**Exercise details:**
Copy each line exactly. Drop every picture.

**Dataset section:**

--- BEGIN ---

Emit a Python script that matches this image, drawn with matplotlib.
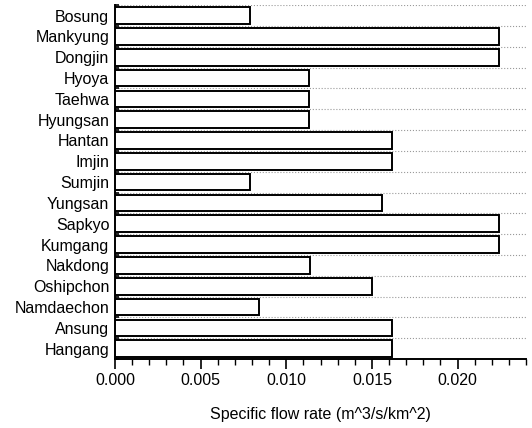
import matplotlib
matplotlib.use("Agg")
import matplotlib.pyplot as plt
from matplotlib.ticker import MultipleLocator, FixedLocator
import numpy as np

# basins, bottom to top
names = ["Hangang", "Ansung", "Namdaechon", "Oshipchon", "Nakdong", "Kumgang",
         "Sapkyo", "Yungsan", "Sumjin", "Imjin", "Hantan", "Hyungsan",
         "Taehwa", "Hyoya", "Dongjin", "Mankyung", "Bosung"]
values = [0.0162, 0.0162, 0.0084, 0.0150, 0.0114, 0.0224,
          0.0224, 0.0156, 0.0079, 0.0162, 0.0162, 0.0113,
          0.0113, 0.0113, 0.0224, 0.0224, 0.0079]
xticks = [0.000, 0.005, 0.010, 0.015, 0.020]
xtick_labels = ["0.000", "0.005", "0.010", "0.015", "0.020"]
xlabel = "Specific flow rate (m^3/s/km^2)"

plt.rcParams['font.family'] = ['Liberation Sans', 'DejaVu Sans']

fig = plt.figure(figsize=(5.32, 4.28), dpi=100)
ax = fig.add_axes([0.216, 0.161, 0.773, 0.827])

y = np.arange(len(names))
ax.barh(y, values, height=0.8, color='white', edgecolor='black', linewidth=1.4, zorder=3)

ax.set_ylim(-0.5, len(names) - 0.5)
ax.set_xlim(0, 0.0240)
ax.set_yticks(y)
ax.set_yticklabels(names, fontsize=11.5)
ax.yaxis.set_minor_locator(FixedLocator(np.arange(-0.5, len(names), 1.0)))
ax.tick_params(axis='y', which='major', length=0, pad=4)
ax.tick_params(axis='y', which='minor', direction='in', length=3, width=1.2)

ax.set_xticks(xticks)
ax.set_xticklabels(xtick_labels, fontsize=11.5)
ax.xaxis.set_minor_locator(MultipleLocator(0.001))
ax.tick_params(axis='x', which='major', direction='out', length=7, width=1.2, pad=3)
ax.tick_params(axis='x', which='minor', direction='out', length=4, width=1.0)

ax.grid(axis='y', which='minor', linestyle=':', color='#9a9a9a', linewidth=0.8, zorder=0)
ax.set_xlabel(xlabel, fontsize=11.5, labelpad=14)

for s in ['top', 'right']:
    ax.spines[s].set_visible(False)
for s in ['left', 'bottom']:
    ax.spines[s].set_linewidth(1.4)

fig.savefig("out.png", dpi=100)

--- END ---

**Written solution:**
Emit a Python script that matches this image, drawn with matplotlib.
import matplotlib
matplotlib.use("Agg")
import matplotlib.pyplot as plt
from matplotlib.ticker import MultipleLocator, FixedLocator
import numpy as np

# basins, bottom to top
names = ["Hangang", "Ansung", "Namdaechon", "Oshipchon", "Nakdong", "Kumgang",
         "Sapkyo", "Yungsan", "Sumjin", "Imjin", "Hantan", "Hyungsan",
         "Taehwa", "Hyoya", "Dongjin", "Mankyung", "Bosung"]
values = [0.0162, 0.0162, 0.0084, 0.0150, 0.0114, 0.0224,
          0.0224, 0.0156, 0.0079, 0.0162, 0.0162, 0.0113,
          0.0113, 0.0113, 0.0224, 0.0224, 0.0079]
xticks = [0.000, 0.005, 0.010, 0.015, 0.020]
xtick_labels = ["0.000", "0.005", "0.010", "0.015", "0.020"]
xlabel = "Specific flow rate (m^3/s/km^2)"

plt.rcParams['font.family'] = ['Liberation Sans', 'DejaVu Sans']

fig = plt.figure(figsize=(5.32, 4.28), dpi=100)
ax = fig.add_axes([0.216, 0.161, 0.773, 0.827])

y = np.arange(len(names))
ax.barh(y, values, height=0.8, color='white', edgecolor='black', linewidth=1.4, zorder=3)

ax.set_ylim(-0.5, len(names) - 0.5)
ax.set_xlim(0, 0.0240)
ax.set_yticks(y)
ax.set_yticklabels(names, fontsize=11.5)
ax.yaxis.set_minor_locator(FixedLocator(np.arange(-0.5, len(names), 1.0)))
ax.tick_params(axis='y', which='major', length=0, pad=4)
ax.tick_params(axis='y', which='minor', direction='in', length=3, width=1.2)

ax.set_xticks(xticks)
ax.set_xticklabels(xtick_labels, fontsize=11.5)
ax.xaxis.set_minor_locator(MultipleLocator(0.001))
ax.tick_params(axis='x', which='major', direction='out', length=7, width=1.2, pad=3)
ax.tick_params(axis='x', which='minor', direction='out', length=4, width=1.0)

ax.grid(axis='y', which='minor', linestyle=':', color='#9a9a9a', linewidth=0.8, zorder=0)
ax.set_xlabel(xlabel, fontsize=11.5, labelpad=14)

for s in ['top', 'right']:
    ax.spines[s].set_visible(False)
for s in ['left', 'bottom']:
    ax.spines[s].set_linewidth(1.4)

fig.savefig("out.png", dpi=100)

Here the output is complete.